*WORK TO BE COMPLETED*
Your task is to reproduce, verbatim and without pictures, the lines from the opening of the listing through the line containing "290), (375, 210)]".

*DATASET SECTION*
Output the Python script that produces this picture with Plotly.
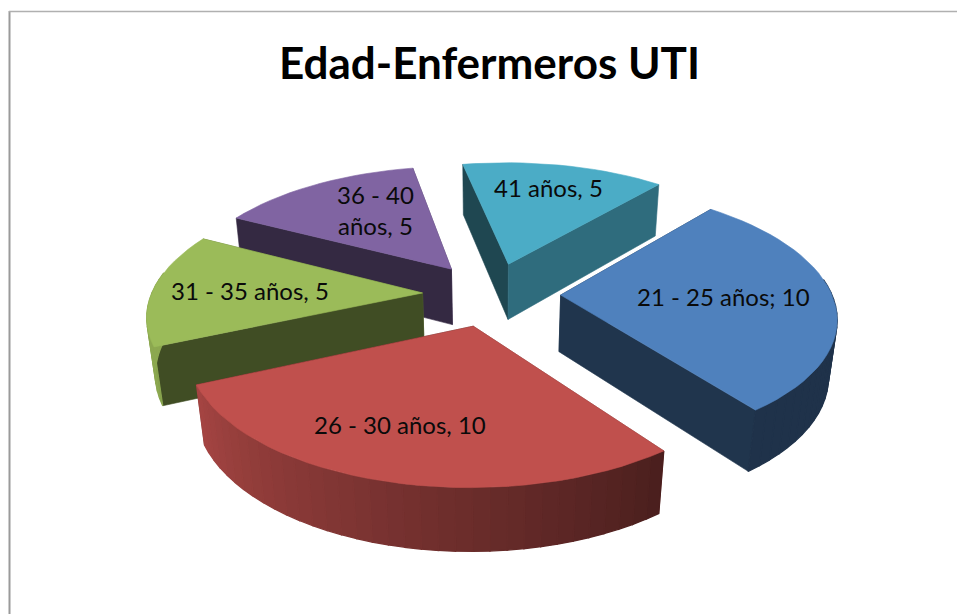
import numpy as np
import plotly.graph_objects as go

# ---- data ----
title = "Edad-Enfermeros UTI"
categories = ["41 años", "21 - 25 años", "26 - 30 años", "31 - 35 años", "36 - 40 años"]
values = [5, 10, 10, 5, 5]
label_texts = ["41 años, 5", "21 - 25 años; 10", "26 - 30 años, 10", "31 - 35 años, 5", "36 - 40<br>años, 5"]
colors = ["#4BACC6", "#4F81BD", "#C0504D", "#9BBB59", "#8064A2"]
label_xy = [(548, 187), (723, 296), (400, 424), (250, 290), (375, 210)]

# ---- projection of the exploded 3D pie ----
CX, CY = 491.5, 294.0
A, B, H = 271.0, 125.5, 58.0
PERSP, DEPTHP = 0.154, 0.025
EXPLODE = 0.255
START = 349.0


def project(u, v, z=0.0):
    s = 1.0 / (1.0 - PERSP * v + DEPTHP * z)
    return CX + A * u * s, CY + (B * v + H * z) * s


def shade(hex_color, f):
    r, g, b = (int(hex_color[i:i + 2], 16) for i in (1, 3, 5))
    return f"rgb({r * f:.0f},{g * f:.0f},{b * f:.0f})"


def arc_shade(deg):
    d = deg % 360
    if d < 142:
        return 0.39
    if d > 250:
        return 0.9
    return 0.38 + (d - 142) / (250 - 142) * 0.5


fig = go.Figure()


def poly(xs, ys, color, name, width=0.6):
    fig.add_trace(go.Scatter(x=xs, y=ys, mode="lines", fill="toself", fillcolor=color,
                             line=dict(color=color, width=width), hoverinfo="text",
                             text=name, showlegend=False))


total = sum(values)
edges = START + np.concatenate([[0], np.cumsum(values)]) * 360.0 / total
slices = []
for i, val in enumerate(values):
    a0, a1 = edges[i], edges[i + 1]
    mid = np.radians((a0 + a1) / 2)
    ou, ov = EXPLODE * np.sin(mid), -EXPLODE * np.cos(mid)
    slices.append((ov, i, a0, a1, ou))

# far slices are painted first; the nearest is last
for ov, i, a0, a1, ou in sorted(slices, key=lambda t: t[0]):
    name = f"{categories[i]}: {values[i]}"
    col = colors[i]
    n = max(int((a1 - a0) / 3.0), 4)
    th = np.linspace(a0, a1, n + 1)
    rad = np.radians(th)
    us, vs = ou + np.sin(rad), ov - np.cos(rad)

    faces = []
    # radial faces: the normal direction decides the shade
    for u_end, v_end, normal in ((us[0], vs[0], a0 - 90), (us[-1], vs[-1], a1 + 90)):
        psi = normal % 360
        f = 0.63 if psi < 140 else 0.41
        p = [project(ou, ov, 0), project(u_end, v_end, 0), project(u_end, v_end, 1), project(ou, ov, 1)]
        faces.append(((ov + v_end) / 2, [q[0] for q in p], [q[1] for q in p], shade(col, f), 0.6))
    # outer wall in narrow quads, so its shade can vary along the arc
    arc_faces = []
    for k in range(n):
        if np.cos(np.radians((th[k] + th[k + 1]) / 2)) > 0.15:
            continue  # faces away from the viewer
        p = [project(us[k], vs[k], 0), project(us[k + 1], vs[k + 1], 0),
             project(us[k + 1], vs[k + 1], 1), project(us[k], vs[k], 1)]
        arc_faces.append((10.0, [q[0] for q in p], [q[1] for q in p],
                          shade(col, arc_shade((th[k] + th[k + 1]) / 2)), 1.3))
    for _, xs, ys, c, w in sorted(faces, key=lambda t: t[0]) + arc_faces:
        poly(xs + xs[:1], ys + ys[:1], c, name, w)
    # top surface
    tx, ty = project(ou, ov, 0)
    ax, ay = project(us, vs, 0)
    poly([tx] + list(ax) + [tx], [ty] + list(ay) + [ty], col, name)

annotations = [dict(x=x, y=y, text=t, showarrow=False, xref="x", yref="y",
                    font=dict(family="Lato, Carlito, sans-serif", size=24, color="#0a0a0a"))
               for t, (x, y) in zip(label_texts, label_xy)]
annotations.append(dict(x=489, y=62, text=f"<b>{title}</b>", showarrow=False, xref="x", yref="y",
                        font=dict(family="Lato, Carlito, sans-serif", size=44, color="#000000")))

fig.update_layout(
    width=957, height=614, margin=dict(l=0, r=0, t=0, b=0),
    paper_bgcolor="white", plot_bgcolor="white", showlegend=False,
    xaxis=dict(range=[0, 957], visible=False, fixedrange=True),
    yaxis=dict(range=[614, 0], visible=False, fixedrange=True),
    annotations=annotations,
    shapes=[
        dict(type="line", xref="x", yref="y", x0=9.5, x1=9.5, y0=11, y1=614,
             line=dict(color="#9a9a9a", width=2)),
        dict(type="line", xref="x", yref="y", x0=9, x1=957, y0=11.5, y1=11.5,
             line=dict(color="#b0b0b0", width=1.5)),
    ],
)
fig.write_html("out.html", config=dict(displayModeBar=False),
               post_script="document.body.style.margin='0';")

*EXERCISE RESULT*
Output the Python script that produces this picture with Plotly.
import numpy as np
import plotly.graph_objects as go

# ---- data ----
title = "Edad-Enfermeros UTI"
categories = ["41 años", "21 - 25 años", "26 - 30 años", "31 - 35 años", "36 - 40 años"]
values = [5, 10, 10, 5, 5]
label_texts = ["41 años, 5", "21 - 25 años; 10", "26 - 30 años, 10", "31 - 35 años, 5", "36 - 40<br>años, 5"]
colors = ["#4BACC6", "#4F81BD", "#C0504D", "#9BBB59", "#8064A2"]
label_xy = [(548, 187), (723, 296), (400, 424), (250, 290), (375, 210)]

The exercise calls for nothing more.